Connu initialement sous le sobriquet de Wolfpack, Wolfbrigade a déjà, mine de rien, traversé trois décennies et s’est taillé un costume - ou plutôt un cuir usé et odorant – de légende de la scène crust punk. Pourquoi ? Parce qu’en plus d’amener les arguments qu’il faut pour faire sortir le genre d’un certain carcan, les Suédois assument également les traditions sonores et stylistiques de leur pays, berceau d’un death avec guitares élevées au gros grain HM2. Avec Wolfbrigade, on va à l’essentiel mais on a quand même le sens du riff et ce n’est pas avec ce Life Knife Death que le groupe va prendre le chemin inverse puisque ce onzième album prend l’auditeur par le col dès les premières mesures de « Ways to Die » et crache tout le mal qu’il pense de l’humanité en 28 minutes de pure énergie brute.

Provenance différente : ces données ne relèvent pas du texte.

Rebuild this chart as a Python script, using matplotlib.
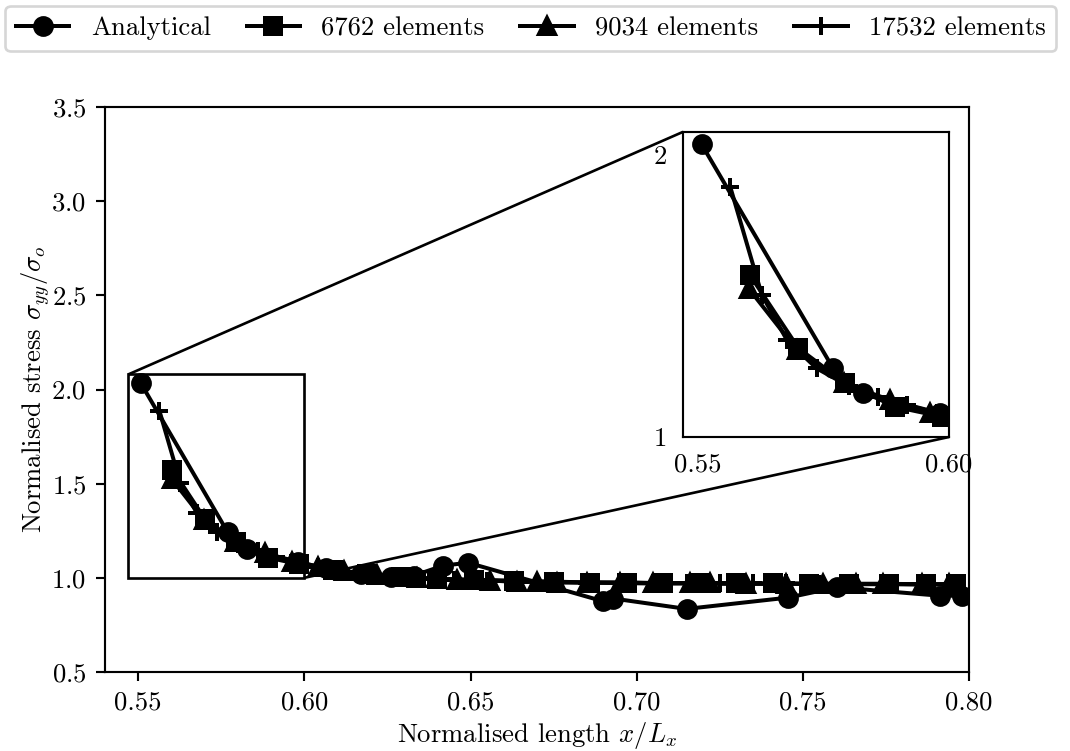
"""Normalised stress along the plate: analytical solution vs three FE meshes,
with a zoomed inset around the stress concentration near x/Lx = 0.55."""
import matplotlib
matplotlib.use("Agg")
import matplotlib.pyplot as plt
from mpl_toolkits.axes_grid1.inset_locator import mark_inset

plt.rcParams["font.family"] = "serif"
plt.rcParams["font.serif"] = ["cmr10", "DejaVu Serif"]
plt.rcParams["mathtext.fontset"] = "cm"
plt.rcParams["axes.formatter.use_mathtext"] = True
plt.rcParams["font.size"] = 10

DPI = 192

# --- data ---
ana_x = [0.5507, 0.5769, 0.5828, 0.5982, 0.6065, 0.6170, 0.6260, 0.6330,
         0.6418, 0.6493, 0.6900, 0.6930, 0.7150, 0.7456, 0.7602, 0.7913,
         0.7980, 0.8060]
ana_y = [2.036, 1.243, 1.155, 1.084, 1.050, 1.020, 1.005, 1.012,
         1.065, 1.080, 0.875, 0.890, 0.835, 0.895, 0.950, 0.905,
         0.905, 0.900]

m6762_x = [0.5603, 0.5700, 0.5793, 0.5892, 0.5985, 0.6085, 0.6190, 0.6290,
           0.6400, 0.6510, 0.6630, 0.6750, 0.6860, 0.6970, 0.7080, 0.7190,
           0.7300, 0.7410, 0.7520, 0.7640, 0.7760, 0.7870, 0.7960]
m6762_y = [1.574, 1.314, 1.190, 1.107, 1.072, 1.040, 1.020, 1.005,
           0.995, 0.990, 0.985, 0.980, 0.975, 0.975, 0.972, 0.972,
           0.970, 0.970, 0.968, 0.968, 0.968, 0.966, 0.966]

m9034_x = [0.5601, 0.5697, 0.5790, 0.5882, 0.5962, 0.6040, 0.6120, 0.6220,
           0.6340, 0.6460, 0.6560, 0.6640, 0.6700, 0.6760, 0.6850, 0.6950,
           0.7050, 0.7160, 0.7220, 0.7330, 0.7450, 0.7560, 0.7660, 0.7740,
           0.7860, 0.7940]
m9034_y = [1.525, 1.308, 1.190, 1.131, 1.084, 1.055, 1.035, 1.015,
           1.000, 0.990, 0.985, 0.980, 0.978, 0.975, 0.975, 0.972,
           0.970, 0.970, 0.970, 0.968, 0.968, 0.968, 0.966, 0.966,
           0.965, 0.965]

m17532_x = [0.5564, 0.5627, 0.5677, 0.5736, 0.5800, 0.5859, 0.5916, 0.5975,
            0.6040, 0.6110, 0.6190, 0.6270, 0.6360, 0.6450, 0.6550, 0.6650,
            0.6750, 0.6850, 0.6950, 0.7050, 0.7150, 0.7250, 0.7350, 0.7450,
            0.7550, 0.7650, 0.7750, 0.7850, 0.7950]
m17532_y = [1.886, 1.503, 1.343, 1.243, 1.180, 1.143, 1.113, 1.085,
            1.060, 1.040, 1.020, 1.005, 0.995, 0.990, 0.985, 0.980,
            0.978, 0.975, 0.975, 0.972, 0.972, 0.970, 0.970, 0.970,
            0.968, 0.968, 0.968, 0.966, 0.966]

SERIES = [
    (ana_x, ana_y, "o", "Analytical"),
    (m6762_x, m6762_y, "s", "6762 elements"),
    (m9034_x, m9034_y, "^", "9034 elements"),
    (m17532_x, m17532_y, "+", "17532 elements"),
]

fig = plt.figure(figsize=(1070 / DPI, 751 / DPI), dpi=DPI)
ax = fig.add_axes([0.0981, 0.1052, 0.8075, 0.7523])

for x, y, mk, lab in SERIES:
    ms = 7 if mk == "+" else 6.3
    ax.plot(x, y, color="k", marker=mk, ms=ms, mew=1.5, lw=1.5, label=lab)

ax.set_xlim(0.54, 0.80)
ax.set_ylim(0.5, 3.5)
ax.set_xticks([0.55, 0.60, 0.65, 0.70, 0.75, 0.80])
ax.set_xticklabels(["0.55", "0.60", "0.65", "0.70", "0.75", "0.80"])
ax.set_xlabel(r"Normalised length $x/L_x$", labelpad=2)
ax.set_ylabel(r"Normalised stress $\sigma_{yy}/\sigma_o$", labelpad=-0.5)

# --- zoomed inset ---
axins = ax.inset_axes([0.669, 0.416, 0.308, 0.540])
for x, y, mk, lab in SERIES:
    ms = 7 if mk == "+" else 6.3
    axins.plot(x, y, color="k", marker=mk, ms=ms, mew=1.5, lw=1.5)
axins.set_xlim(0.547, 0.600)
axins.set_ylim(1.0, 2.08)
axins.set_xticks([0.55, 0.60])
axins.set_xticklabels(["0.55", "0.60"])
axins.set_yticks([1, 2])
axins.set_yticklabels(["1", "2"])
axins.tick_params(length=0, pad=6)
mark_inset(ax, axins, loc1=2, loc2=4, fc="none", ec="k", lw=1.0)

fig.legend(*ax.get_legend_handles_labels(), loc="upper left", ncol=4,
           bbox_to_anchor=(0.005, 0.992), borderaxespad=0,
           handlelength=2.0, columnspacing=1.35)

fig.savefig("out.png", dpi=DPI)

Un aspect qui se serait voulu encore plus prégnant cette fois-ci avec la méthode qui dit que si on ne travaille pas trop les morceaux en amont, on garde la spontanéité qui vient des tripes. Un côté instinctif couplé à un sacré savoir-faire offrant des pépites comme le single « Disarm or be Destroyed » qui ne manque pas la mélodie bien accrocheuse derrière un mur rythmique qui l’est tout autant. Un statut de single qui aurait aussi très bien pu correspondre au percutant « A Day in the Life of an Arse » ou encore à « Your God is a Corpse » traduisant le culte motörheadien auquel se vouent nos Suédois. Et comme ils ont tout compris, ils n’oublient pas le moment où on reprend son souffle avec un « Skinchanger » plus mid-tempo avant de repartir au charbon. Bref, le genre de disque qu’il est solidement conseillé de s’envoyer tant il coche les bonnes cases.